Repeat the material below word for word and leave out all pictures.
======
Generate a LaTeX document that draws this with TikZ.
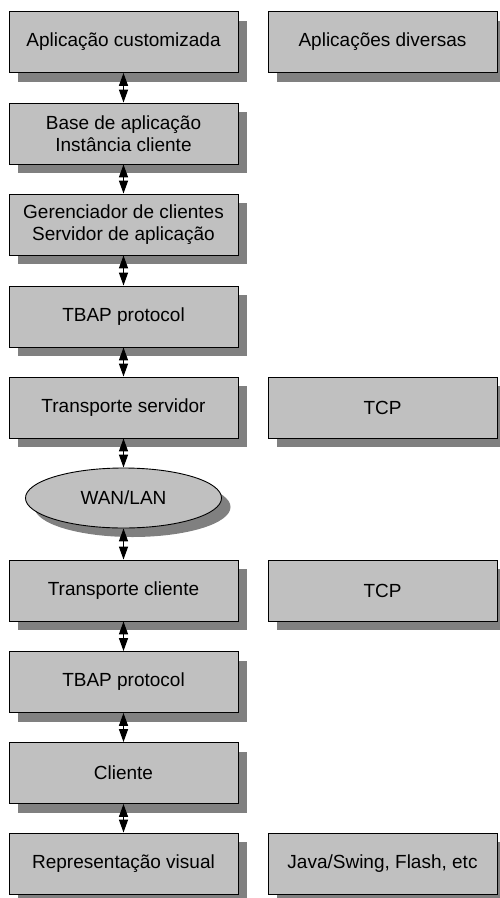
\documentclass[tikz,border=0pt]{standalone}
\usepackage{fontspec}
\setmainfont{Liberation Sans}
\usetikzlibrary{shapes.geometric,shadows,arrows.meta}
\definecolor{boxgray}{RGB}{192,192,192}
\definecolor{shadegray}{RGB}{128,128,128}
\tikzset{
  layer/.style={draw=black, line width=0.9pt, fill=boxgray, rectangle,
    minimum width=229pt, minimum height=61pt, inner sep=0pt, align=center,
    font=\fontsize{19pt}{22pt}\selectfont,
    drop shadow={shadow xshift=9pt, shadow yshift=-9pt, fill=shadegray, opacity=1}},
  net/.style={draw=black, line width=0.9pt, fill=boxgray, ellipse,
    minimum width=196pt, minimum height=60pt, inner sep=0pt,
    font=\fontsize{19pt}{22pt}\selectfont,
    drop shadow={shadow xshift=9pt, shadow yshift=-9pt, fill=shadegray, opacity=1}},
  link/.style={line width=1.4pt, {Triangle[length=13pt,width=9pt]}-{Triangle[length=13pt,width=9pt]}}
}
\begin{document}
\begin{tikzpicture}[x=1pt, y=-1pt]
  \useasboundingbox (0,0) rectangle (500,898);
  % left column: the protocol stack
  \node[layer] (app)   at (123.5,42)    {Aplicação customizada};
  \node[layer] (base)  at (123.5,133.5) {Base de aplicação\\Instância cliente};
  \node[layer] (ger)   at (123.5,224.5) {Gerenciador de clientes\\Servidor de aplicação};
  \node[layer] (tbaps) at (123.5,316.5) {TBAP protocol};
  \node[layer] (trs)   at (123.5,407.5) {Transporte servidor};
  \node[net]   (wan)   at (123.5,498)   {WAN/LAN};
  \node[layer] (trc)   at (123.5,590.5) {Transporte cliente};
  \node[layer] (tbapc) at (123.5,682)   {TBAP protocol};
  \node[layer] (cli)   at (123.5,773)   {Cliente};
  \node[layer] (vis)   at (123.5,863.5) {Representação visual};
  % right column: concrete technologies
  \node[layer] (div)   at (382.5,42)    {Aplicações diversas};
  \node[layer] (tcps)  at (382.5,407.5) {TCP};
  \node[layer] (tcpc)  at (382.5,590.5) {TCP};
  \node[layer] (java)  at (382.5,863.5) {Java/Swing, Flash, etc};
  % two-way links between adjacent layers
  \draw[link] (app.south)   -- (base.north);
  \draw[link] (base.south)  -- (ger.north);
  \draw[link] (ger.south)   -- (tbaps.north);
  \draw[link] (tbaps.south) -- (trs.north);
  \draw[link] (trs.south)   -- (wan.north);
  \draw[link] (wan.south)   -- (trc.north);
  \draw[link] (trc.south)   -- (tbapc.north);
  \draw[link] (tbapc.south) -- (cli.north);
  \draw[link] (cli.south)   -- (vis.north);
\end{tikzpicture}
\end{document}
======
OUTPUT OF THE EXERCISE —
Generate a LaTeX document that draws this with TikZ.
\documentclass[tikz,border=0pt]{standalone}
\usepackage{fontspec}
\setmainfont{Liberation Sans}
\usetikzlibrary{shapes.geometric,shadows,arrows.meta}
\definecolor{boxgray}{RGB}{192,192,192}
\definecolor{shadegray}{RGB}{128,128,128}
\tikzset{
  layer/.style={draw=black, line width=0.9pt, fill=boxgray, rectangle,
    minimum width=229pt, minimum height=61pt, inner sep=0pt, align=center,
    font=\fontsize{19pt}{22pt}\selectfont,
    drop shadow={shadow xshift=9pt, shadow yshift=-9pt, fill=shadegray, opacity=1}},
  net/.style={draw=black, line width=0.9pt, fill=boxgray, ellipse,
    minimum width=196pt, minimum height=60pt, inner sep=0pt,
    font=\fontsize{19pt}{22pt}\selectfont,
    drop shadow={shadow xshift=9pt, shadow yshift=-9pt, fill=shadegray, opacity=1}},
  link/.style={line width=1.4pt, {Triangle[length=13pt,width=9pt]}-{Triangle[length=13pt,width=9pt]}}
}
\begin{document}
\begin{tikzpicture}[x=1pt, y=-1pt]
  \useasboundingbox (0,0) rectangle (500,898);
  % left column: the protocol stack
  \node[layer] (app)   at (123.5,42)    {Aplicação customizada};
  \node[layer] (base)  at (123.5,133.5) {Base de aplicação\\Instância cliente};
  \node[layer] (ger)   at (123.5,224.5) {Gerenciador de clientes\\Servidor de aplicação};
  \node[layer] (tbaps) at (123.5,316.5) {TBAP protocol};
  \node[layer] (trs)   at (123.5,407.5) {Transporte servidor};
  \node[net]   (wan)   at (123.5,498)   {WAN/LAN};
  \node[layer] (trc)   at (123.5,590.5) {Transporte cliente};
  \node[layer] (tbapc) at (123.5,682)   {TBAP protocol};
  \node[layer] (cli)   at (123.5,773)   {Cliente};
  \node[layer] (vis)   at (123.5,863.5) {Representação visual};
  % right column: concrete technologies
  \node[layer] (div)   at (382.5,42)    {Aplicações diversas};
  \node[layer] (tcps)  at (382.5,407.5) {TCP};
  \node[layer] (tcpc)  at (382.5,590.5) {TCP};
  \node[layer] (java)  at (382.5,863.5) {Java/Swing, Flash, etc};
  % two-way links between adjacent layers
  \draw[link] (app.south)   -- (base.north);
  \draw[link] (base.south)  -- (ger.north);
  \draw[link] (ger.south)   -- (tbaps.north);
  \draw[link] (tbaps.south) -- (trs.north);
  \draw[link] (trs.south)   -- (wan.north);
  \draw[link] (wan.south)   -- (trc.north);
  \draw[link] (trc.south)   -- (tbapc.north);
  \draw[link] (tbapc.south) -- (cli.north);
  \draw[link] (cli.south)   -- (vis.north);
\end{tikzpicture}
\end{document}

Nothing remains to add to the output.